Either he considers, yes it is a bit challenging. The learner likes to work on such a thing. Or he
thinks that solving this problem or learning something will lead to achievement of things that he
is truly interested. So and both of them, both intrinsic and extrinsic motivations will have to be
arranged for the student. A trivial thing is you can say those who solve the problem first in the
class can be rewarded by let us say you give a small reward. That itself can sometimes can be
motivating to students.
(Refer Slide Time: 33:57)
Some more theories of instructional design call it direct approach, discussion approach,
experiential approach, problem-based approach, simulation approach. These are all theories of
instructional design. Some of them we will be looking at during the module on instruction.
(Refer Slide Time: 34:21)
Now coming to the end of this unit, we have looked at three familiar words. We have been using
these words for quite some time namely the learning, assessment, and instruction. We tried to
give very specific meaning to these words and now coming to the assignments, you write a small
note which one of the learning theories you can relate to more in your experiences and why? A
maximum of 250 words can be written.
And second one is why do we need to be concerned with assessment in engineering education
and how? How do you in what way if you are concerned about the assessment, how are you
going to where is it going to reflect, what are the planning to do. Once again, write a few maybe
build up points maximum 250 words. Give two examples of your approaches to instruction you
felt led to better learning by students in the courses you taught or experienced.
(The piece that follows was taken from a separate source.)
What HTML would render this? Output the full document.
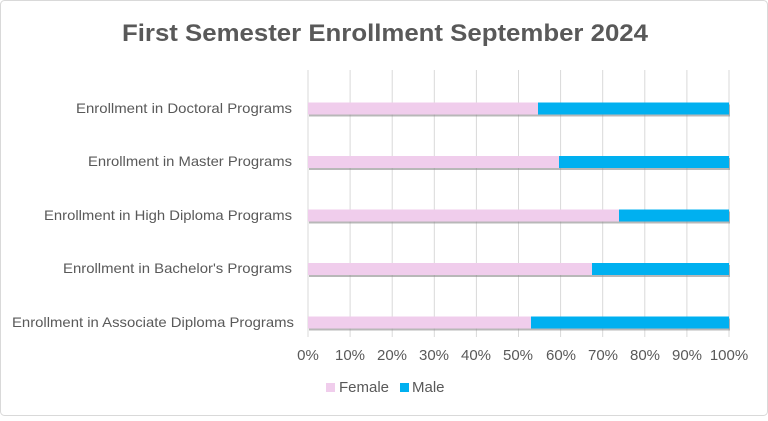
<!DOCTYPE html>
<html><head><style>
body{margin:0;width:768px;height:416px;background:#fff;font-family:"Liberation Sans",sans-serif;}
</style></head><body>
<svg width="768" height="416" xmlns="http://www.w3.org/2000/svg" font-family="Liberation Sans, sans-serif">
<rect x="0.5" y="0.5" width="767" height="415" rx="4" fill="#fff" stroke="#d9d9d9"/>
<text x="122" y="41" textLength="526" lengthAdjust="spacingAndGlyphs" font-size="24" font-weight="bold" fill="#595959">First Semester Enrollment September 2024</text>
<g stroke="#d9d9d9" stroke-width="1">
<line x1="308" y1="70" x2="308" y2="337"/><line x1="350.1" y1="70" x2="350.1" y2="337"/><line x1="392.2" y1="70" x2="392.2" y2="337"/><line x1="434.3" y1="70" x2="434.3" y2="337"/><line x1="476.4" y1="70" x2="476.4" y2="337"/><line x1="518.5" y1="70" x2="518.5" y2="337"/><line x1="560.6" y1="70" x2="560.6" y2="337"/><line x1="602.7" y1="70" x2="602.7" y2="337"/><line x1="644.8" y1="70" x2="644.8" y2="337"/><line x1="686.9" y1="70" x2="686.9" y2="337"/><line x1="729" y1="70" x2="729" y2="337"/>
</g>
<g>
<rect x="309" y="104.5" width="421" height="12" fill="#888" opacity="0.6"/>
<rect x="308" y="102.5" width="230" height="12" fill="#f0cdec"/><rect x="538" y="102.5" width="191" height="12" fill="#00b0f0"/>
<rect x="309" y="158" width="421" height="12" fill="#888" opacity="0.6"/>
<rect x="308" y="156" width="251" height="12" fill="#f0cdec"/><rect x="559" y="156" width="170" height="12" fill="#00b0f0"/>
<rect x="309" y="211.5" width="421" height="12" fill="#888" opacity="0.6"/>
<rect x="308" y="209.5" width="311" height="12" fill="#f0cdec"/><rect x="619" y="209.5" width="110" height="12" fill="#00b0f0"/>
<rect x="309" y="265" width="421" height="12" fill="#888" opacity="0.6"/>
<rect x="308" y="263" width="284" height="12" fill="#f0cdec"/><rect x="592" y="263" width="137" height="12" fill="#00b0f0"/>
<rect x="309" y="318.5" width="421" height="12" fill="#888" opacity="0.6"/>
<rect x="308" y="316.5" width="223" height="12" fill="#f0cdec"/><rect x="531" y="316.5" width="198" height="12" fill="#00b0f0"/>
</g>
<g font-size="14" fill="#595959" lengthAdjust="spacingAndGlyphs">
<text x="76" y="113" textLength="216" lengthAdjust="spacingAndGlyphs">Enrollment in Doctoral Programs</text>
<text x="88" y="166" textLength="204" lengthAdjust="spacingAndGlyphs">Enrollment in Master Programs</text>
<text x="44" y="220" textLength="248" lengthAdjust="spacingAndGlyphs">Enrollment in High Diploma Programs</text>
<text x="63" y="273" textLength="229" lengthAdjust="spacingAndGlyphs">Enrollment in Bachelor's Programs</text>
<text x="12" y="327" textLength="282" lengthAdjust="spacingAndGlyphs">Enrollment in Associate Diploma Programs</text>
</g>
<g font-size="15" fill="#595959" text-anchor="middle">
<text x="308" y="360">0%</text><text x="350" y="360">10%</text><text x="392" y="360">20%</text><text x="434" y="360">30%</text><text x="476" y="360">40%</text><text x="518" y="360">50%</text><text x="561" y="360">60%</text><text x="603" y="360">70%</text><text x="645" y="360">80%</text><text x="687" y="360">90%</text><text x="729" y="360">100%</text>
</g>
<rect x="326" y="383" width="9" height="9" fill="#f0cdec"/>
<text x="339" y="392" font-size="15" fill="#595959">Female</text>
<rect x="400" y="383" width="9" height="9" fill="#00b0f0"/>
<text x="412" y="392" font-size="15" fill="#595959">Male</text>
</svg>
</body></html>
So take two examples from your own course which you have taught several times and try to take
an example from that you thought by following that the students have learned better. Write
maximum 500 words for each example giving some evidence of better learning. It is not your
view alone, but some evidence will have to be given on basis on which you learn you thought the
students have learnt better.
(Refer Slide Time: 36:14)
Now when we go to the next unit, we attempt to now understand the features of outcomes and
outcome based education that make the education student centric. As we said right in the first
unit, the major shift that is taking place is making the education student centric. So we try to
establish through the next maybe two units that outcome based education truly makes the
education student centric. Thank you.